My dad built a house in the middle of nowhere, next to an underground spring. He tested the water to make sure it was good (it was), then built a pump and ran pipes to his new house. He enjoyed this fabulous, refreshing water until a neighbor contaminated the water supply by not keeping an eye on his sewer tank. The whole underground water table is poisonous now, so my dad had to have city pipes run to his house. That was a big ordeal, since he lives in the middle of nowhere, and if he hadn’t had some connections he may not have gotten it at all. It’s really a shame that more people don’t pay attention to these kinds of things.
Hi Laurie
I attended New England SCBWI when you first introduced this challenge, which helped me finish my second novel before I had my first baby six weeks ago. Now I’m using it again (starting a bit late, but whatever) to revise that manuscript now that I’m a new mom.
Thanks for helping to keep me motivated!
I actually did the challenge this time!
okay so I’ll admit it. I read your challenge and think of what to write – but I don’t write anything down
which is so messed up.
todays challenge I actually did!…well I have half of it done at the moment…
but todays challenge made me realize something maybe the reason I’m not getting anywhere in my story is cause I don’t really know my characters. so I plan my interview to be long cause I need to learn A LOT (after all there’s a lot to learn about someone when they’ve lived 80 years but forever been 15)
oh the water thing – wow. I don’t think I’d be about to do that.
What’s a windmill cost?
Just wanted to let you know that I’ve been following the challenges and they’ve prompted me to write 10 pages thus far on a story that’s been playing around my head for months. I was doing really well after NaNoWriMo until about March in terms of writing daily, but I’ve slacked off since then. This is just what I need to whip me into shape again!
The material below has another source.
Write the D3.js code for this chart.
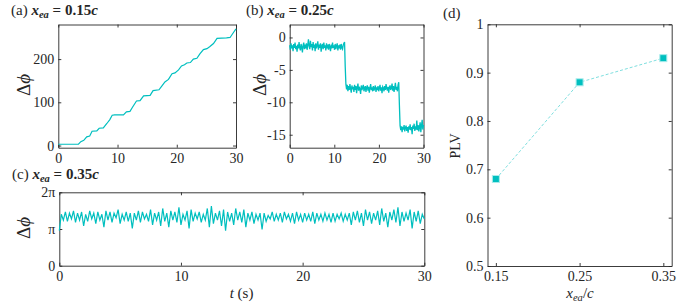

I don’t follow all the challenges exactly; I tend to twist them a bit and fit them to my story, and it’s resulting in some interesting situations.
The return of an age.
My Dad was born in 1921 in a small village called Parish NY. The “Railroad St Gang” use to raise havoc every once in a while by tipping over the neighbors outhouse. Water was pumped by hand and his house was one of the last to get electricity. He survived WWII and came home to buy shack with a hand dug well and a small parcel of paradise. The lessons my parents learned about conservation of water and canning food helped raise three boys in the country. Life didn’t skip a beat because the electricity turned off. It just meant you used the emergency jug of water and didn’t flush the toilet unless you had to. As a youth, more than once my mother handed me a bar of soap and sent me out in the rain. I wouldn’t suggest that someone do that in suburbia, but you get the point. We learned to be prepared, adapt to the weather and be reliant on ourselves.
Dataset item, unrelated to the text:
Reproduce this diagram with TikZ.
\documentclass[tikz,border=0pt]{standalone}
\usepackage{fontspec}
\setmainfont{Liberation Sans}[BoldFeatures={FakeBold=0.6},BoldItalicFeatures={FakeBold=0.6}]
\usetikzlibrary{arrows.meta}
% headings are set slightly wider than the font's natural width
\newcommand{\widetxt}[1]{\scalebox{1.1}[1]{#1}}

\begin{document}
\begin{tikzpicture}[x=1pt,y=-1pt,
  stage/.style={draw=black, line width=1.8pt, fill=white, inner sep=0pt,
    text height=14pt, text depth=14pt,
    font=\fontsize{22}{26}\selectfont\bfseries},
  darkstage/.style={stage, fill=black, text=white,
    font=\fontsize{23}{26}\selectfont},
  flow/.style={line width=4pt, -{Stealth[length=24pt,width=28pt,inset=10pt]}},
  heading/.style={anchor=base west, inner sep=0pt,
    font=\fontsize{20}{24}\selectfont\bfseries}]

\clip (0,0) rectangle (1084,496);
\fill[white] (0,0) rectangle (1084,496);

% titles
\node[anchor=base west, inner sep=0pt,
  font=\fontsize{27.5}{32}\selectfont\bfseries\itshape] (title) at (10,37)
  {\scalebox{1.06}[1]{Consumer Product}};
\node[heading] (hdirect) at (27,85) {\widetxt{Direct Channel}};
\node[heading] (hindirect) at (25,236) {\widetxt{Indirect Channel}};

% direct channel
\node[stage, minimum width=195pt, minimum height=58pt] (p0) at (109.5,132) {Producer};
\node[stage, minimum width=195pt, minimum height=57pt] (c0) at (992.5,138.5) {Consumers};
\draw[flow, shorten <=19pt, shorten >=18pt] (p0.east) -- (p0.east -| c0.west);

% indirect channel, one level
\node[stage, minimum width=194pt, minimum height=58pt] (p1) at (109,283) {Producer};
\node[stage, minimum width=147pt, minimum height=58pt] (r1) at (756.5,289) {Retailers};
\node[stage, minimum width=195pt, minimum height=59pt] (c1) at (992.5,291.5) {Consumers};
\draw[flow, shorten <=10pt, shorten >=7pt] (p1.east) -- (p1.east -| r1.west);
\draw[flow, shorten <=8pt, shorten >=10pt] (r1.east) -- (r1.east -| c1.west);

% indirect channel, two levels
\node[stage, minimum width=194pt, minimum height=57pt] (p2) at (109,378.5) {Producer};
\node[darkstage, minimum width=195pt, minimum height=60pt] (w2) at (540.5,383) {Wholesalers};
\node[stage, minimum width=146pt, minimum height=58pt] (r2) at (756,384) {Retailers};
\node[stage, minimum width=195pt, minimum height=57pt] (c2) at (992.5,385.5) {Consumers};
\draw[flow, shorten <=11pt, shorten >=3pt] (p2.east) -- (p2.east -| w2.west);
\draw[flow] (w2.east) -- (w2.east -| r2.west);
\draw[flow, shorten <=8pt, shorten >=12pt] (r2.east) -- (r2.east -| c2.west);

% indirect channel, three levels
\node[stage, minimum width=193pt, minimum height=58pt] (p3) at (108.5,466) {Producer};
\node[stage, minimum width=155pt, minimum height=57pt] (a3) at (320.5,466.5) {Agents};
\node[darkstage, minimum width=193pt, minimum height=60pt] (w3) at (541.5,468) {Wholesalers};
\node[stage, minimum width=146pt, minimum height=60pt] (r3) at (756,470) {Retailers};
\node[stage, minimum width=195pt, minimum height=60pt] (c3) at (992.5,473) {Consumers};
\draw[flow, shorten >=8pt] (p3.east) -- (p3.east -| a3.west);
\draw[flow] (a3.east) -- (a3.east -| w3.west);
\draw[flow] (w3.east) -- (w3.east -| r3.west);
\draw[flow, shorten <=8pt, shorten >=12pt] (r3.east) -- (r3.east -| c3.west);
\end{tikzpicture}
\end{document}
Laurie and I enjoy sharing our experiences of gardening and canning of fruits and veggies. It’s a lifestyle that is both economical and rewarding. All it takes is the first step to start a journey. Laurie will keep everyone posted as I play the “tinkerer” when not making tea. Our goal is to be off the grid.
Dad is now 87 and he doesn’t remember the days events but he still remembers the kids in the gang. His parents worked in a canning factory down the street from where they lived. Dad describes with great detail how as a 9 year old, would make dinners, pack them up and run down the street to deliver the food as hot as possible. He remembers his job at the gas station in 1938. “I used to pump 6 and 7/10’s gallons for a buck”. Then he giggles and says,”most people got 50 cents worth”. It is the return of an age. BH
We think it’ll be ten to fifteen thousand. Which is a LOT of money.
Yes it is. Even with any tax breaks there might be. Hmm. I’m going to investigate the windmill situation, I think. Worth knowing about.